The unstable isotopes are very dense and require high energy to split them - in this case, I would think, ideally a fast neutron. Why does a slow neutron work?
 A: You need slow neutrons because if the neutrons are too "quick" then they scatter of the atoms instead of being captured by them. You can imagine a big lump of playdoh and a much smaller ball of playdoh. If you shoot the small ball with high velocity at the big lump then the ball is scattered - like two billiard balls. But when you put them slowly together by hand they stick nicely together.
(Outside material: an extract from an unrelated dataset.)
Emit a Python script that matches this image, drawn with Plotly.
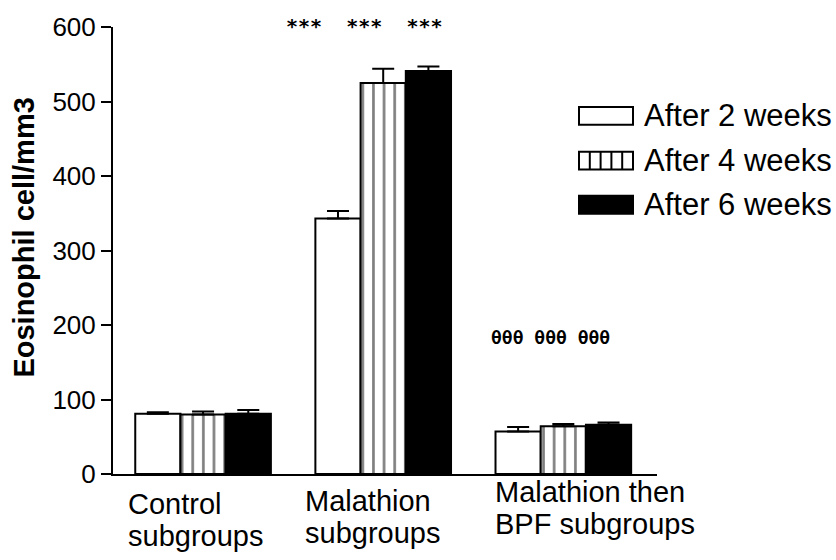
import plotly.graph_objects as go

# Eosinophil counts (cells/mm3) per subgroup and exposure period
categories = ["Control subgroups", "Malathion subgroups", "Malathion then BPF subgroups"]
category_lines = [["Control", "subgroups"], ["Malathion", "subgroups"], ["Malathion then", "BPF subgroups"]]
series_names = ["After 2 weeks", "After 4 weeks", "After 6 weeks"]
week2 = [81, 343, 57]
week4 = [80, 525, 64]
week6 = [81, 541, 66]
week2_err = [2, 10, 6]
week4_err = [4, 19, 3]
week6_err = [5, 6, 3]
y_ticks = [0, 100, 200, 300, 400, 500, 600]
star_text = "***  ***  ***"
theta_text = "θθθ θθθ θθθ"

W, H = 836, 560
L, R, T, B = 113, 179, 24, 86
PW, PH = W - L - R, H - T - B


def px_x(px):
    return (px - L) / PW


def px_y(py):
    return (H - B - py) / PH


FONT = "Arial, Liberation Sans, sans-serif"
MONO = "DejaVu Sans Mono, monospace"

styles = [
    dict(color="white"),
    dict(color="white", pattern=dict(shape="|", size=10.63, solidity=0.25,
                                      fgcolor="black", bgcolor="white")),
    dict(color="black"),
]

fig = go.Figure()
for name, vals, errs, st in zip(series_names, [week2, week4, week6],
                                [week2_err, week4_err, week6_err], styles):
    fig.add_trace(go.Bar(
        x=categories, y=vals, name=name,
        marker=dict(line=dict(color="black", width=2), **st),
        error_y=dict(type="data", symmetric=False, array=errs,
                     arrayminus=[0] * len(errs), color="black",
                     thickness=2, width=11),
        showlegend=False,
    ))

annotations = []

# category labels, left-aligned lines below the axis
label_left = [-77, -80, -70]
label_centers = [[504, 536], [501, 533], [492, 524]]
for cat, lines, dx, ys in zip(categories, category_lines, label_left, label_centers):
    for line, yc in zip(lines, ys):
        annotations.append(dict(
            x=cat, xref="x", y=px_y(yc), yref="paper", text=line,
            xanchor="left", yanchor="middle", xshift=dx, showarrow=False,
            font=dict(family=FONT, size=29, color="black")))

# significance marks
annotations.append(dict(
    x=categories[1], xref="x", y=px_y(22.5), yref="paper", text="<b>" + star_text + "</b>",
    xanchor="center", yanchor="middle", xshift=-19, showarrow=False,
    font=dict(family=MONO, size=20, color="black")))
annotations.append(dict(
    x=categories[2], xref="x", y=px_y(337), yref="paper", text="<b>" + theta_text + "</b>",
    xanchor="center", yanchor="middle", xshift=-13, showarrow=False,
    font=dict(family=MONO, size=18, color="black")))

# y-axis title
annotations.append(dict(
    x=px_x(24), xref="paper", y=px_y(236), yref="paper",
    text="<b>Eosinophil cell/mm3</b>", textangle=-90, showarrow=False,
    xanchor="center", yanchor="middle",
    font=dict(family=FONT, size=29, color="black")))

# legend drawn as swatches with labels
shapes = []
sw_x0, sw_x1 = 579, 633
legend_rows = [113.5, 158.5, 203]
for name, st, yc in zip(series_names, styles, legend_rows):
    y0, y1 = yc - 9, yc + 9
    fill = st["color"]
    shapes.append(dict(type="rect", xref="paper", yref="paper",
                       x0=px_x(sw_x0), x1=px_x(sw_x1), y0=px_y(y1), y1=px_y(y0),
                       fillcolor=fill, line=dict(color="black", width=2)))
    if "pattern" in st:
        n = 5
        step = (sw_x1 - sw_x0) / n
        for k in range(1, n):
            xx = sw_x0 + k * step
            shapes.append(dict(type="line", xref="paper", yref="paper",
                               x0=px_x(xx), x1=px_x(xx), y0=px_y(y1), y1=px_y(y0),
                               line=dict(color="black", width=2)))
    annotations.append(dict(
        x=px_x(642), xref="paper", y=px_y(yc), yref="paper", text=name,
        xanchor="left", yanchor="middle", showarrow=False,
        font=dict(family=FONT, size=31, color="black")))

fig.update_layout(
    width=W, height=H,
    margin=dict(l=L, r=R, t=T, b=B, pad=0),
    paper_bgcolor="white", plot_bgcolor="white",
    barmode="group", bargap=0.247, bargroupgap=0,
    font=dict(family=FONT, color="black"),
    annotations=annotations, shapes=shapes,
    xaxis=dict(range=[-0.5, 2.52], showticklabels=False, ticks="",
               showline=True, linecolor="black", linewidth=2,
               showgrid=False, zeroline=False, fixedrange=True),
    yaxis=dict(range=[0, 600], tickvals=y_ticks, ticks="outside", ticklen=10,
               tickwidth=2, tickcolor="black", showline=True, linecolor="black",
               linewidth=2, showgrid=False, zeroline=False,
               tickfont=dict(family=FONT, size=26, color="black"),
               fixedrange=True),
)

fig.write_html("out.html")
If you stay in that analogy then fission looks like this:
You have a lump of playdoh$^{235}$. Now a slow ball of playdoh - let's call it "neutron" - comes along and is captured by the big lump. Since the lump is now bigger by one playdoh unit you have highly unstable playdoh$^{236}$, which then fissions into two smaller lumps. In this process two to three fast neutrons are emitted. Now, since you want the fission to go on you need moderators which slow the neutrons down, or else the neutrons will scatter of the other lumps without combining with them. When you have slowed the neutrons down enough then they can combine with onether playdoh$^{235}$ to form playdoh$^{236}$ etc...
If you're interested it this, then you can play around with this, which I found yesterday: http://blog.nuclearsecrecy.com/misc/criticality/
In the "advanced options" menu there is also the possibility to change the scattering chance. If you set it to 100 percent then you will see that the fission dies down quickly.